La victoire électorale du mouvement islamiste posait un redoutable problème au gouvernement israélien. Il avait fait ses preuves sur le terrain (427 morts au cours de 58 attentats) et il bénéficiait d’une réelle légitimité populaire consacrée par les urnes. Certes, on peut traiter avec lui comme l’atteste son respect de la trêve, mais c’est un adversaire exigeant : donnant-donnant. D’emblée, Olmert a préféré une autre voie : diaboliser le Hamas, le déconsidérer, l’isoler, le boycotter.
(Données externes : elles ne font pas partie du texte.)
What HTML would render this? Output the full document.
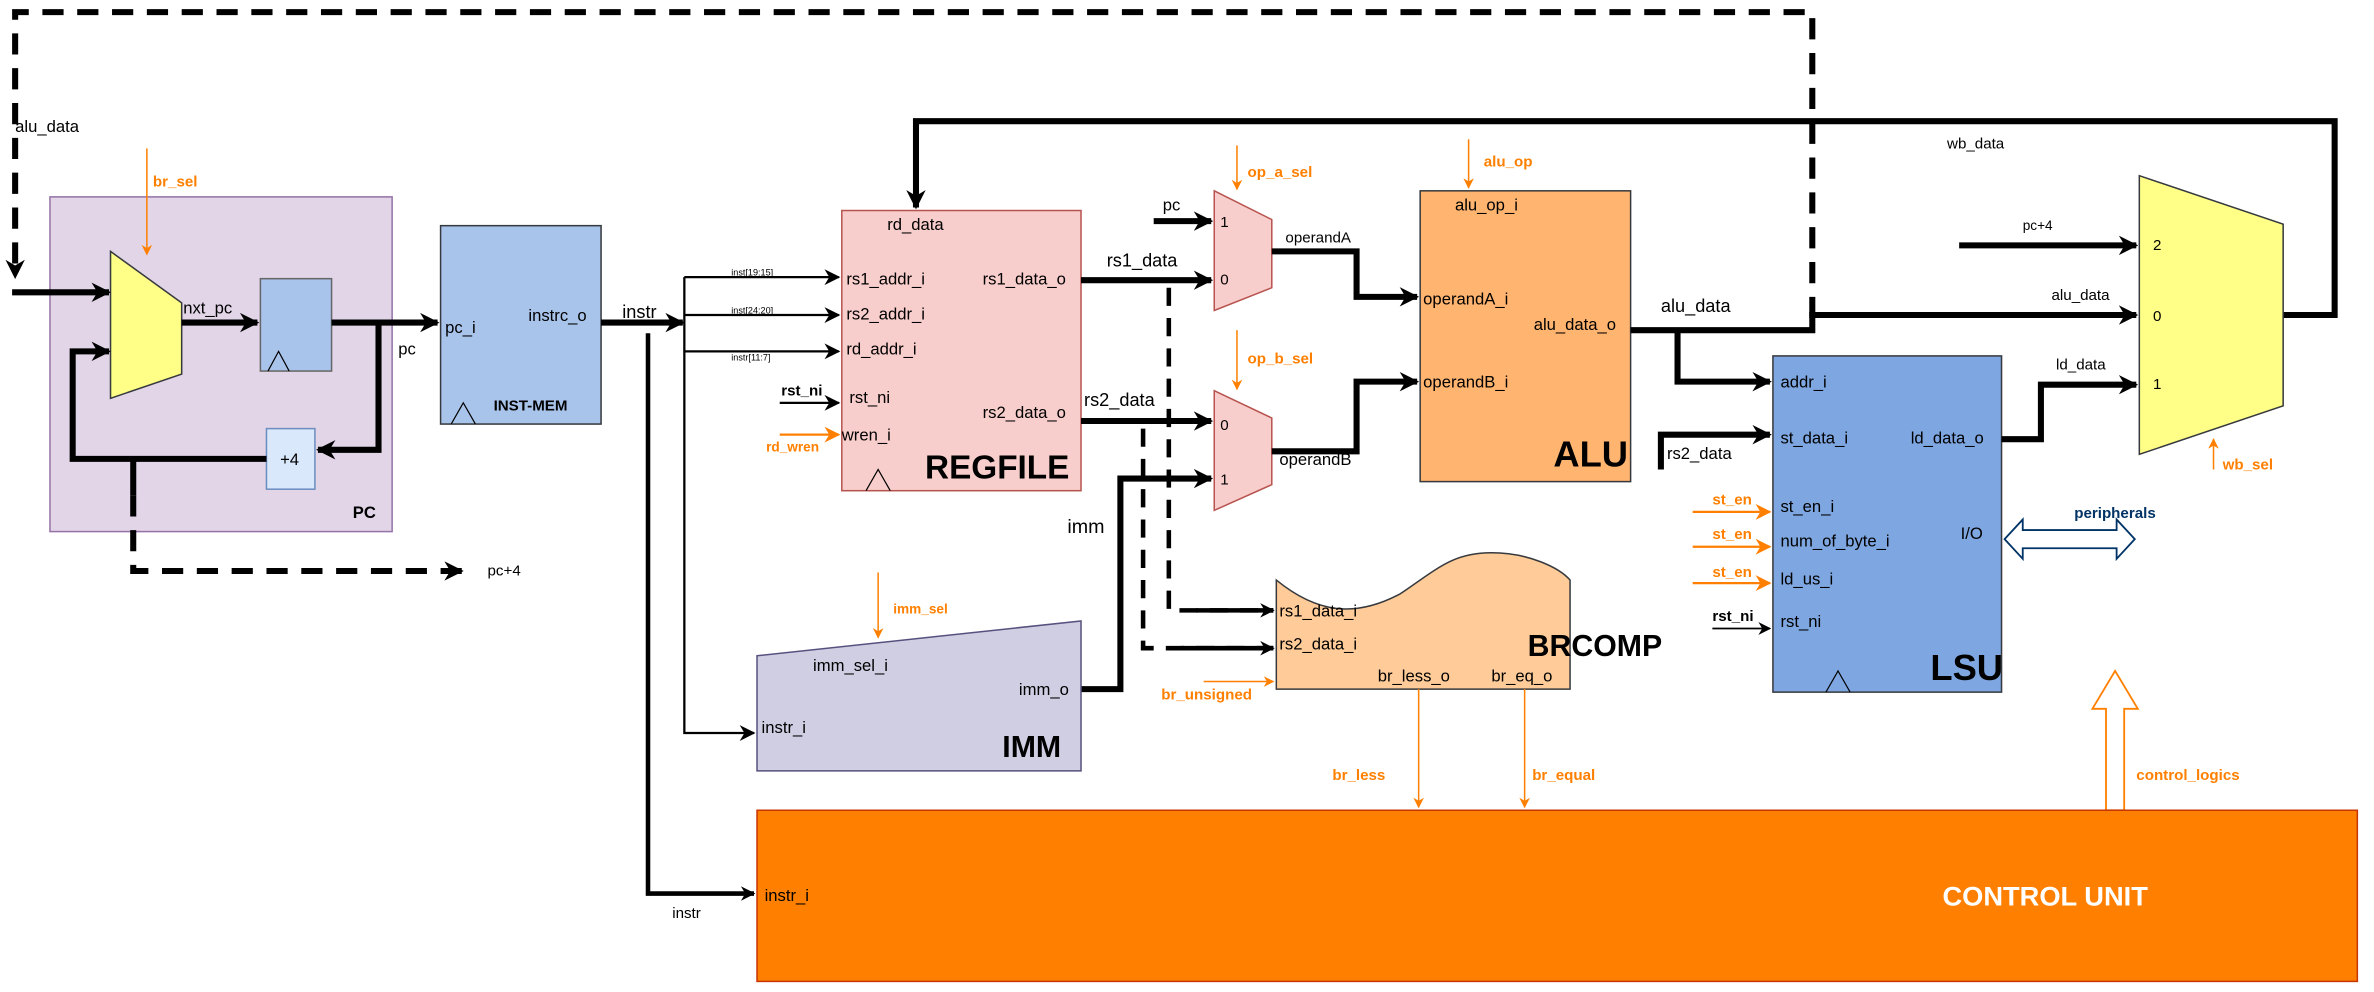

Son irrédentisme rhétorique et son refus de reconnaître Israël rendent la tâche facile. Grâce à la campagne israélienne, le Hamas a été frappé partout d’ostracisme. La suppression de l’aide européenne, à la fois injuste et stupide, a donné des idées au gouvernement Olmert : on va affamer les Palestiniens, qui vont finir par rejeter le gouvernement islamiste. Rien de tout cela ne s’est produit.
De même, les affrontements entre le Hamas et le Fatah, qui faisaient craindre le pire, ont été finalement circonscrits. Mieux, les débats ont débouché sur une entente extrêmement prometteuse. C’est le « document des prisonniers » élaboré à l’initiative de Marwane Barghouti qui sert de base au « nouveau cours ». On sait qu’il se prononce sur des questions cruciales : État palestinien sur les frontières de 1967, limitation de la résistance armée aux Territoires occupés, gouvernement d’union nationale. L’adhésion du Hamas à une telle plateforme est un événement majeur. En faisant preuve, non sans mérites, de pragmatisme, le Premier ministre Ismail Haniyeh renforce la position du président Mahmoud Abbas, et fait de l’Autorité palestinienne un interlocuteur valable.
Or cette évolution n’est pas du goût des Israéliens. Et il faut tout faire pour la tuer dans l’uf. C’est qu’elle risquait de bousculer l’un des dogmes hérités de Sharon – Israël n’a pas d’interlocuteur palestinien – ainsi que la doctrine de l’unilatéralisme qu’il justifie : tracer les frontières du plus grand Israël possible, sans les Palestiniens. Désormais, avec l’arrestation massive des dirigeants du Hamas, on ne risque plus de parler ni de partenaire palestinien ni de processus de paix.
À coup sûr, Olmert marche sur les pas de Sharon. Cette frénésie guerrière et aventureuse est bien dans le style du second, toujours entre la vie et la mort. L’expédition de Gaza de juin 2006 fait penser à l’aventure libanaise de juillet 1982. Parmi leurs traits communs, celui-ci : on sait comment elle commence, on ignore comment elle se terminera. Les Israéliens commencent à se poser des questions. Titre de l’éditorial du Haaretz, le 30 juin : « Le gouvernement a perdu la tête ».